Rows from a dataset of charts and code:
* * * * * * *
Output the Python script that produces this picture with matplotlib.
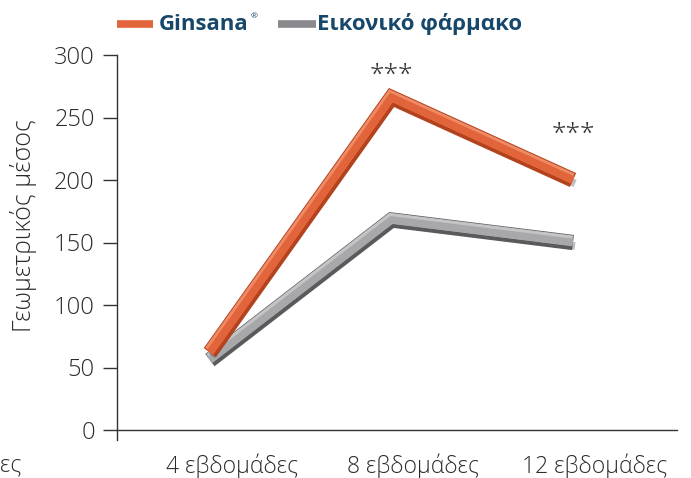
import matplotlib
matplotlib.use("Agg")
import matplotlib.pyplot as plt
import matplotlib.patheffects as pe
from matplotlib.transforms import ScaledTranslation

categories = ["4 εβδομάδες", "8 εβδομάδες", "12 εβδομάδες"]
ginsana = [62, 266, 200]
placebo = [56, 168, 150]
yticks = [0, 50, 100, 150, 200, 250, 300]
series_names = ["Ginsana", "Εικονικό φάρμακο"]
signif = ["", "***", "***"]
signif_offset = [0, 7, 24]

ORANGE = "#e2643a"
ORANGE_D = "#b4421d"
ORANGE_L = "#ee8b66"
GRAY = "#a8a8ab"
GRAY_D = "#5a5a5d"
GRAY_L = "#c4c4c6"
NAVY = "#17486b"
TXT = "#2b2b2b"

plt.rcParams['font.family'] = ['Open Sans', 'DejaVu Sans']

fig = plt.figure(figsize=(6.91, 4.78), dpi=100)
ax = fig.add_axes([117/691, 1-440/478, (677-117)/691, (440-55)/478])

for s in ["top", "right"]:
    ax.spines[s].set_visible(False)
ax.spines["bottom"].set_position(("data", 0))
for s in ["left", "bottom"]:
    ax.spines[s].set_color("#333333")
    ax.spines[s].set_linewidth(1)

x = list(range(len(categories)))

def styled(color_d, color_l):
    return [pe.SimpleLineShadow(offset=(1.5, -2.5), shadow_color="black", alpha=0.25),
            pe.Stroke(linewidth=11, foreground=color_d),
            pe.Stroke(linewidth=7.5, foreground=color_l, offset=(-0.4, 1.3)),
            pe.Normal()]

ax.plot(x, placebo, color=GRAY, lw=5.5, solid_joinstyle="miter", solid_capstyle="butt",
        path_effects=styled(GRAY_D, GRAY_L), zorder=3)
ax.plot(x, ginsana, color=ORANGE, lw=5.5, solid_joinstyle="miter", solid_capstyle="butt",
        path_effects=styled(ORANGE_D, ORANGE_L), zorder=4)

for xi, yi, s, o in zip(x, ginsana, signif, signif_offset):
    if s:
        ax.annotate(s, (xi, yi), xytext=(0, o), textcoords="offset points",
                    ha="center", va="bottom", fontsize=19, color="#333333",
                    fontweight="light")

ax.set_xlim(-0.512, 2.573)
ax.set_ylim(-8, 300)
ax.set_yticks(yticks)
ax.set_yticklabels([str(v) for v in yticks])
ax.tick_params(axis="y", length=10, width=1, color="#333333", pad=6,
               labelsize=17, labelcolor=TXT)

ax.set_xticks(x)
ax.set_xticklabels(categories)
ax.tick_params(axis="x", length=0, pad=17, labelsize=16.5, labelcolor=TXT)
off = ScaledTranslation(22/100, 0, fig.dpi_scale_trans)
for lbl in ax.get_xticklabels():
    lbl.set_transform(lbl.get_transform() + off)
    lbl.set_fontweight("light")
for lbl in ax.get_yticklabels():
    lbl.set_fontweight("light")

ax.set_ylabel("Γεωμετρικός μέσος", fontsize=18, color=TXT, fontweight="light")
ax.yaxis.set_label_coords(-0.143, 0.558)

# partly visible label at the far left
fig.text(0, 1-465/478, "ες", ha="left", va="center", fontsize=16.5,
         color=TXT, fontweight="light")

# legend
fig.add_artist(plt.Line2D([117/691, 153/691], [1-24/478, 1-24/478], color=ORANGE, lw=5.5,
                          solid_capstyle="butt", transform=fig.transFigure))
fig.text(159/691, 1-24/478, series_names[0], fontsize=16, fontweight="bold", color=NAVY,
         ha="left", va="center")
fig.text(251/691, 1-17/478, "®", fontsize=6, color=NAVY, ha="left", va="center")
fig.add_artist(plt.Line2D([278/691, 316/691], [1-24/478, 1-24/478], color="#8a8a8e", lw=5.5,
                          solid_capstyle="butt", transform=fig.transFigure))
fig.text(317/691, 1-24/478, series_names[1], fontsize=16, fontweight="bold", color=NAVY,
         ha="left", va="center")

fig.savefig("out.png", dpi=100)
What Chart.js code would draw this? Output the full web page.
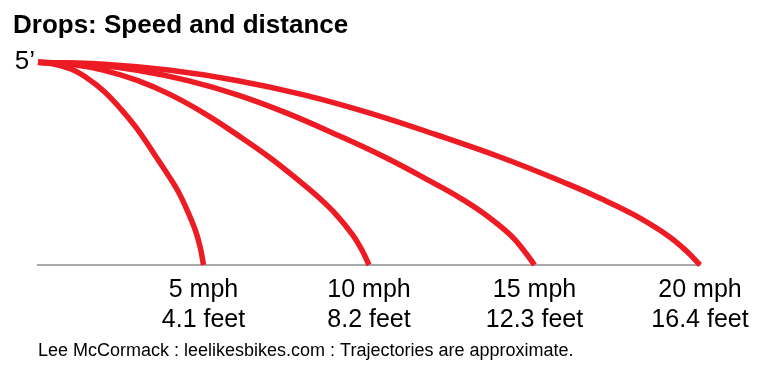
<!DOCTYPE html>
<html>
<head>
<meta charset="utf-8">
<script src="https://cdn.jsdelivr.net/npm/chart.js@4"></script>
<style>
  html, body { margin: 0; padding: 0; background: #fff; }
  #wrap { width: 768px; height: 375px; position: relative; }
</style>
</head>
<body>
<div id="wrap"><canvas id="drops-chart"></canvas></div>
<script>
// landing distances (feet) and speeds
const speeds = ['5 mph', '10 mph', '15 mph', '20 mph'];
const distances = [4.1, 8.2, 12.3, 16.4];
const dropHeight = 5;

// trajectories (x = feet forward, y = feet high)
const traj5x = [0, 0.41, 0.82, 1.23, 1.64, 2.05, 2.46, 2.87, 3.28, 3.49, 3.69, 3.9, 4.02, 4.1];
const traj5y = [5, 4.95, 4.83, 4.6, 4.28, 3.85, 3.35, 2.75, 2.13, 1.78, 1.36, 0.85, 0.43, 0];

const traj10x = [0, 0.82, 1.64, 2.46, 3.28, 4.1, 4.92, 5.74, 6.56, 6.97, 7.38, 7.79, 8.04, 8.2];
const traj10y = [5, 4.95, 4.8, 4.55, 4.2, 3.75, 3.22, 2.65, 2.0, 1.65, 1.25, 0.75, 0.34, 0];

const traj15x = [0, 1.23, 2.46, 3.69, 4.92, 6.15, 7.38, 8.61, 9.84, 10.46, 11.07, 11.69, 12.05, 12.3];
const traj15y = [5, 4.95, 4.8, 4.55, 4.2, 3.75, 3.22, 2.65, 2.0, 1.65, 1.25, 0.75, 0.34, 0];

const traj20x = [0, 1.64, 3.28, 4.92, 6.56, 8.2, 9.84, 11.48, 13.12, 13.94, 14.76, 15.58, 16.07, 16.4];
const traj20y = [5, 4.95, 4.8, 4.55, 4.2, 3.75, 3.22, 2.65, 2.0, 1.64, 1.24, 0.74, 0.34, 0];

const footer = 'Lee McCormack : leelikesbikes.com : Trajectories are approximate.';

(function(){
    Chart.defaults.color = '#000';
    Chart.defaults.font.family = '"Liberation Sans", Arial, sans-serif';

    const toPoints = (xs, ys) => xs.map((x, i) => ({x: x, y: ys[i]}));
    const trajectories = [
        toPoints(traj5x, traj5y),
        toPoints(traj10x, traj10y),
        toPoints(traj15x, traj15y),
        toPoints(traj20x, traj20y)
    ];

    const ctx = document.getElementById('drops-chart');

    new Chart(ctx, {
        type: 'scatter',
        data: {
            datasets: trajectories.map((pts, i) => ({
                label: speeds[i],
                data: pts,
                showLine: true,
                borderColor: '#ed1c24',
                borderWidth: 5.5,
                borderCapStyle: 'butt',
                tension: 0.4,
                pointRadius: 0,
                pointHoverRadius: 0,
                clip: false
            }))
        },
        options: {
            responsive: true,
            maintainAspectRatio: false,
            animation: false,
            layout: {
                padding: {left: 13, right: 68, top: 0, bottom: 13}
            },
            scales: {
                x: {
                    type: 'linear',
                    min: 0,
                    max: distances[distances.length - 1],
                    grid: { display: false, drawTicks: false },
                    border: { display: true, color: '#aaaaaa', width: 2 },
                    afterBuildTicks: scale => {
                        scale.ticks = distances.map(v => ({value: v}));
                    },
                    afterFit: scale => {
                        scale.height = 97;
                    },
                    ticks: {
                        autoSkip: false,
                        maxRotation: 0,
                        padding: 10,
                        font: { size: 25, lineHeight: 1.2 },
                        callback: (value, index) => [speeds[index], distances[index] + ' feet']
                    },
                    title: {
                        display: true,
                        text: footer,
                        align: 'start',
                        font: { size: 18, lineHeight: 1.2 },
                        padding: { top: 0, bottom: 0 }
                    }
                },
                y: {
                    type: 'linear',
                    min: 0,
                    max: dropHeight,
                    grid: { display: false, drawTicks: false },
                    border: { display: false },
                    afterBuildTicks: scale => {
                        scale.ticks = [{value: dropHeight}];
                    },
                    afterFit: scale => {
                        scale.width = 25;
                    },
                    ticks: {
                        padding: 3,
                        font: { size: 26 },
                        callback: value => value + '\u2019'
                    }
                }
            },
            plugins: {
                legend: { display: false },
                tooltip: { enabled: false },
                title: {
                    display: true,
                    text: 'Drops: Speed and distance',
                    align: 'start',
                    font: { size: 26, weight: 'bold', lineHeight: 1.2 },
                    padding: { top: 10, bottom: 21 }
                }
            }
        }
    });
})();
</script>
</body>
</html>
* * * * * * *
Directions:
The answer is a single number, the count of lines in the records that contain the string "picture".

Final result:
1